The U.S. State Department has recalled its ambassador to Zambia after he spoke out in support of a gay male couple.

U.S Ambassador Daniel Foote spoke out against a 15-year prison sentence given to the couple under Zambia's colonial-era law that prohibits gay sex. According to local media reports, the couple was caught having sex in a lodge in the town of Kapiri Mposhi.

Foote said that he was “horrified” by the sentence and criticized corruption in the nation.

“I was personally horrified to read yesterday about the sentencing of two men, who had a consensual relationship, which hurt absolutely no one, to 15 years imprisonment for ‘crimes against the order of nature,'” said Foote. “Meanwhile, government officials can steal millions of public dollars without prosecution, political cadres can beat innocent citizens for expressing their opinions with no consequences, or poachers/traffickers can kill numerous elephants, barbarically chainsaw and sell their tusks and face a maximum of only five years imprisonment in Zambia.”

“Decisions like this oppressive sentencing do untold damage to Zambia’s international reputation by demonstrating that human rights in Zambia is not a universal guarantee,” Foote continued. “They perpetuate persecution against disenfranchised groups and minorities, such as people from other tribes or political affiliations, albinos, the disabled, our lesbian, gay, bisexual, transgender and intersex (LGBTI) brothers and sisters, and everyone who is deemed ‘different.'”

The Zambia government criticized Foote's harsh comments.

Foote said that he was shocked by the “hate” directed at him over his support for the gay couple.

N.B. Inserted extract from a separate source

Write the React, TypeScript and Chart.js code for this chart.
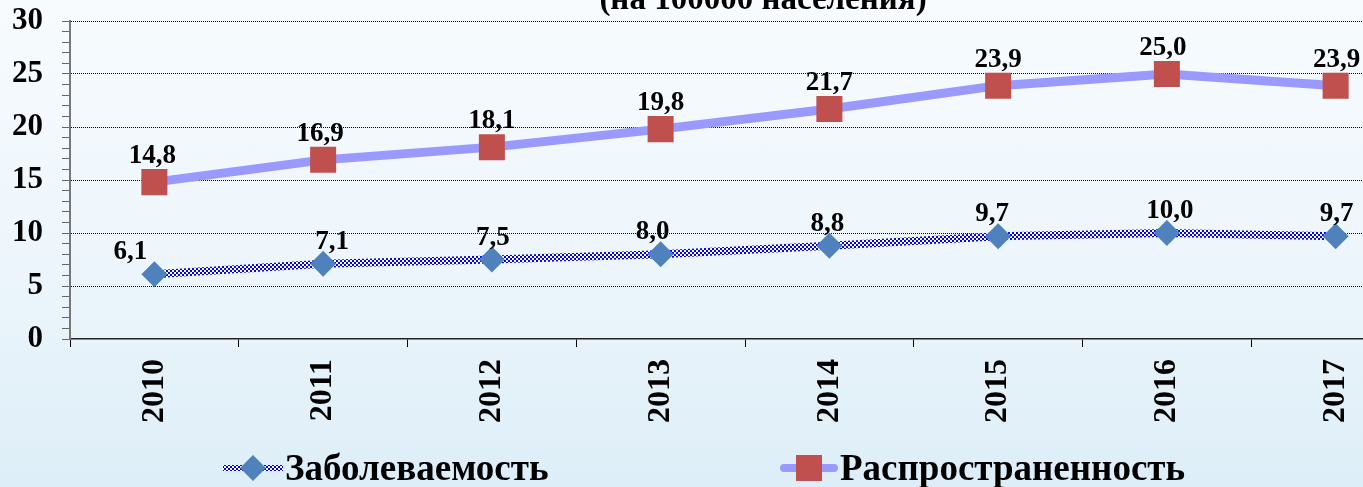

“I was shocked at the venom and hate directed at me and my country, largely in the name of 'Christian' values, by a small minority of Zambians,” Foote said in a statement. “I thought, perhaps incorrectly, that Christianity meant trying to live like our Lord, Jesus Christ. I am not qualified to sermonize, but I cannot imagine Jesus would have used bestiality comparisons or referred to his fellow human beings as 'dogs' or 'worse than animals;' allusions made repeatedly by your countrymen and women about homosexuals.”

Foote also said that he had received death threats.

Zambia is among the more than 70 nations where consensual gay sex is criminalized.